**What needs to be done:** Extract the full listing verbatim and drop any pictures from your copy.

**Data excerpt:**
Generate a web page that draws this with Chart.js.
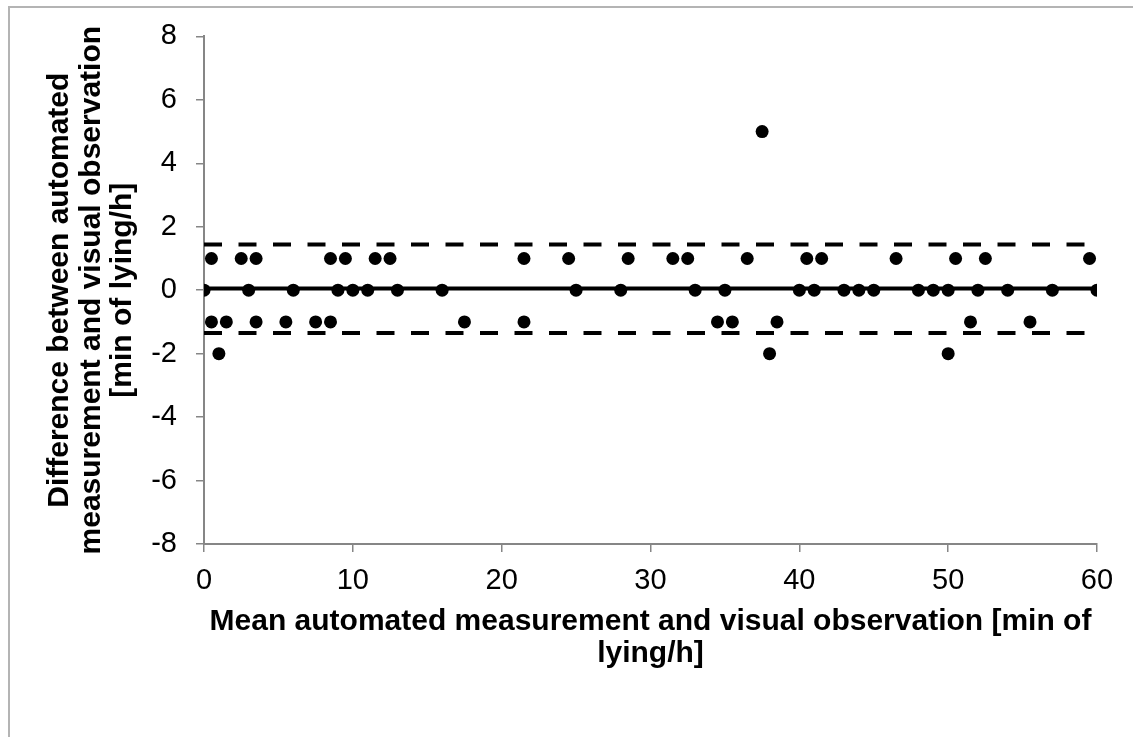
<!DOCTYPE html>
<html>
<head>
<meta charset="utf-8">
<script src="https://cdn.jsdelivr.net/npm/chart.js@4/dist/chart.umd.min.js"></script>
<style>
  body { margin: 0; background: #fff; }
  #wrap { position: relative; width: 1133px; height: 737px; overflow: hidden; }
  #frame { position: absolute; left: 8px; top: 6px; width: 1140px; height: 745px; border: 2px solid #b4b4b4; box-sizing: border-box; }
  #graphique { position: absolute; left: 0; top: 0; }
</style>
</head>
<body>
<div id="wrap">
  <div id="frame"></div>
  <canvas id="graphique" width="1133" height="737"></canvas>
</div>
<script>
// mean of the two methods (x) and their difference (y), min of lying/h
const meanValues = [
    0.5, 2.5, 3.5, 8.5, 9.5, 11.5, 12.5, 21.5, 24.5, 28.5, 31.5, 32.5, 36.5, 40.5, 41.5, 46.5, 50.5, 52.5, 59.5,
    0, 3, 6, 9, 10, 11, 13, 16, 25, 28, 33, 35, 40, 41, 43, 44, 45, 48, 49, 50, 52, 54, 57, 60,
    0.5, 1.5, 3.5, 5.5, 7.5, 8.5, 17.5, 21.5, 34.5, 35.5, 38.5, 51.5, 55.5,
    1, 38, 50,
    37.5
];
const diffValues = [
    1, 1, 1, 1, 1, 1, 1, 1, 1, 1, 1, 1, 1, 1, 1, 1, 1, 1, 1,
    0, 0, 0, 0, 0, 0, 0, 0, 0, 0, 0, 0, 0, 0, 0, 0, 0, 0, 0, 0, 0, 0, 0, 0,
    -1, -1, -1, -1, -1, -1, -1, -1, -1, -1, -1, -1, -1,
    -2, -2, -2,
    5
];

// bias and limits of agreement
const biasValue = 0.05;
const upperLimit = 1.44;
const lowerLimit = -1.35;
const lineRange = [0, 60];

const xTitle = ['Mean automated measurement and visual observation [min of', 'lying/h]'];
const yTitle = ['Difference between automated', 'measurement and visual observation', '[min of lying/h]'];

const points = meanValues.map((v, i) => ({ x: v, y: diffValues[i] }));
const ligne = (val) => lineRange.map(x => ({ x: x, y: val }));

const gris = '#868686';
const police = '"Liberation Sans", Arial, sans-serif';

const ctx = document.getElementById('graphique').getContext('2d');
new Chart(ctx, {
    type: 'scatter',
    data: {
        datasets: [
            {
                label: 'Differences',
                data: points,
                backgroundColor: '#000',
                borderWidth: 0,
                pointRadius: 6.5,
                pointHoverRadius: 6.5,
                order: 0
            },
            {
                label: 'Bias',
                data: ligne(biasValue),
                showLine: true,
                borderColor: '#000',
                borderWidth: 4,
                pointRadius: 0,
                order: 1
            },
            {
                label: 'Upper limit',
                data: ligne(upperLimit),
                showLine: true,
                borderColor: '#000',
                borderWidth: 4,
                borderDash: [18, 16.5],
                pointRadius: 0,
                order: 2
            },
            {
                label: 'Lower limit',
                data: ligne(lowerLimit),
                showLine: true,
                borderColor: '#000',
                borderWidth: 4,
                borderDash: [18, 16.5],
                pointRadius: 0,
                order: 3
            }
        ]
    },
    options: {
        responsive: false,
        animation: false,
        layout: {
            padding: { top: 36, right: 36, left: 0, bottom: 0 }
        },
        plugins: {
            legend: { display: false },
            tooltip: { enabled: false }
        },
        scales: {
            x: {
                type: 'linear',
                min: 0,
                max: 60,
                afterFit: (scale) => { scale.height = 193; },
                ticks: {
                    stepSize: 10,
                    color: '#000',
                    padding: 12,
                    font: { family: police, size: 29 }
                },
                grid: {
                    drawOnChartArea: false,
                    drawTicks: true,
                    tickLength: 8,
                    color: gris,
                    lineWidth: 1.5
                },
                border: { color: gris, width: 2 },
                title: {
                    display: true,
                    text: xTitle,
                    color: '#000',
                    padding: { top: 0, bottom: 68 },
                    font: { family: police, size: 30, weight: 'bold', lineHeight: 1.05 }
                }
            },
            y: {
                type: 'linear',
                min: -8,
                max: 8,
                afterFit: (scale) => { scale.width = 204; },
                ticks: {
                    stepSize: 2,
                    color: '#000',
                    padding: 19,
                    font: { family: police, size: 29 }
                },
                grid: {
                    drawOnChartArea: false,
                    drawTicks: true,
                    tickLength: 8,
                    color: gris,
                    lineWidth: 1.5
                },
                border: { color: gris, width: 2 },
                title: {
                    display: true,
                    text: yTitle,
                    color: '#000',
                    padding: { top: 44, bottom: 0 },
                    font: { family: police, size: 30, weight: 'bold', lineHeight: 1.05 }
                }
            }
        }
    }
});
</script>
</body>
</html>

**Answer to this task:**
Generate a web page that draws this with Chart.js.
<!DOCTYPE html>
<html>
<head>
<meta charset="utf-8">
<script src="https://cdn.jsdelivr.net/npm/chart.js@4/dist/chart.umd.min.js"></script>
<style>
  body { margin: 0; background: #fff; }
  #wrap { position: relative; width: 1133px; height: 737px; overflow: hidden; }
  #frame { position: absolute; left: 8px; top: 6px; width: 1140px; height: 745px; border: 2px solid #b4b4b4; box-sizing: border-box; }
  #graphique { position: absolute; left: 0; top: 0; }
</style>
</head>
<body>
<div id="wrap">
  <div id="frame"></div>
  <canvas id="graphique" width="1133" height="737"></canvas>
</div>
<script>
// mean of the two methods (x) and their difference (y), min of lying/h
const meanValues = [
    0.5, 2.5, 3.5, 8.5, 9.5, 11.5, 12.5, 21.5, 24.5, 28.5, 31.5, 32.5, 36.5, 40.5, 41.5, 46.5, 50.5, 52.5, 59.5,
    0, 3, 6, 9, 10, 11, 13, 16, 25, 28, 33, 35, 40, 41, 43, 44, 45, 48, 49, 50, 52, 54, 57, 60,
    0.5, 1.5, 3.5, 5.5, 7.5, 8.5, 17.5, 21.5, 34.5, 35.5, 38.5, 51.5, 55.5,
    1, 38, 50,
    37.5
];
const diffValues = [
    1, 1, 1, 1, 1, 1, 1, 1, 1, 1, 1, 1, 1, 1, 1, 1, 1, 1, 1,
    0, 0, 0, 0, 0, 0, 0, 0, 0, 0, 0, 0, 0, 0, 0, 0, 0, 0, 0, 0, 0, 0, 0, 0,
    -1, -1, -1, -1, -1, -1, -1, -1, -1, -1, -1, -1, -1,
    -2, -2, -2,
    5
];

// bias and limits of agreement
const biasValue = 0.05;
const upperLimit = 1.44;
const lowerLimit = -1.35;
const lineRange = [0, 60];

const xTitle = ['Mean automated measurement and visual observation [min of', 'lying/h]'];
const yTitle = ['Difference between automated', 'measurement and visual observation', '[min of lying/h]'];

const points = meanValues.map((v, i) => ({ x: v, y: diffValues[i] }));
const ligne = (val) => lineRange.map(x => ({ x: x, y: val }));

const gris = '#868686';
const police = '"Liberation Sans", Arial, sans-serif';

const ctx = document.getElementById('graphique').getContext('2d');
new Chart(ctx, {
    type: 'scatter',
    data: {
        datasets: [
            {
                label: 'Differences',
                data: points,
                backgroundColor: '#000',
                borderWidth: 0,
                pointRadius: 6.5,
                pointHoverRadius: 6.5,
                order: 0
            },
            {
                label: 'Bias',
                data: ligne(biasValue),
                showLine: true,
                borderColor: '#000',
                borderWidth: 4,
                pointRadius: 0,
                order: 1
            },
            {
                label: 'Upper limit',
                data: ligne(upperLimit),
                showLine: true,
                borderColor: '#000',
                borderWidth: 4,
                borderDash: [18, 16.5],
                pointRadius: 0,
                order: 2
            },
            {
                label: 'Lower limit',
                data: ligne(lowerLimit),
                showLine: true,
                borderColor: '#000',
                borderWidth: 4,
                borderDash: [18, 16.5],
                pointRadius: 0,
                order: 3
            }
        ]
    },
    options: {
        responsive: false,
        animation: false,
        layout: {
            padding: { top: 36, right: 36, left: 0, bottom: 0 }
        },
        plugins: {
            legend: { display: false },
            tooltip: { enabled: false }
        },
        scales: {
            x: {
                type: 'linear',
                min: 0,
                max: 60,
                afterFit: (scale) => { scale.height = 193; },
                ticks: {
                    stepSize: 10,
                    color: '#000',
                    padding: 12,
                    font: { family: police, size: 29 }
                },
                grid: {
                    drawOnChartArea: false,
                    drawTicks: true,
                    tickLength: 8,
                    color: gris,
                    lineWidth: 1.5
                },
                border: { color: gris, width: 2 },
                title: {
                    display: true,
                    text: xTitle,
                    color: '#000',
                    padding: { top: 0, bottom: 68 },
                    font: { family: police, size: 30, weight: 'bold', lineHeight: 1.05 }
                }
            },
            y: {
                type: 'linear',
                min: -8,
                max: 8,
                afterFit: (scale) => { scale.width = 204; },
                ticks: {
                    stepSize: 2,
                    color: '#000',
                    padding: 19,
                    font: { family: police, size: 29 }
                },
                grid: {
                    drawOnChartArea: false,
                    drawTicks: true,
                    tickLength: 8,
                    color: gris,
                    lineWidth: 1.5
                },
                border: { color: gris, width: 2 },
                title: {
                    display: true,
                    text: yTitle,
                    color: '#000',
                    padding: { top: 44, bottom: 0 },
                    font: { family: police, size: 30, weight: 'bold', lineHeight: 1.05 }
                }
            }
        }
    }
});
</script>
</body>
</html>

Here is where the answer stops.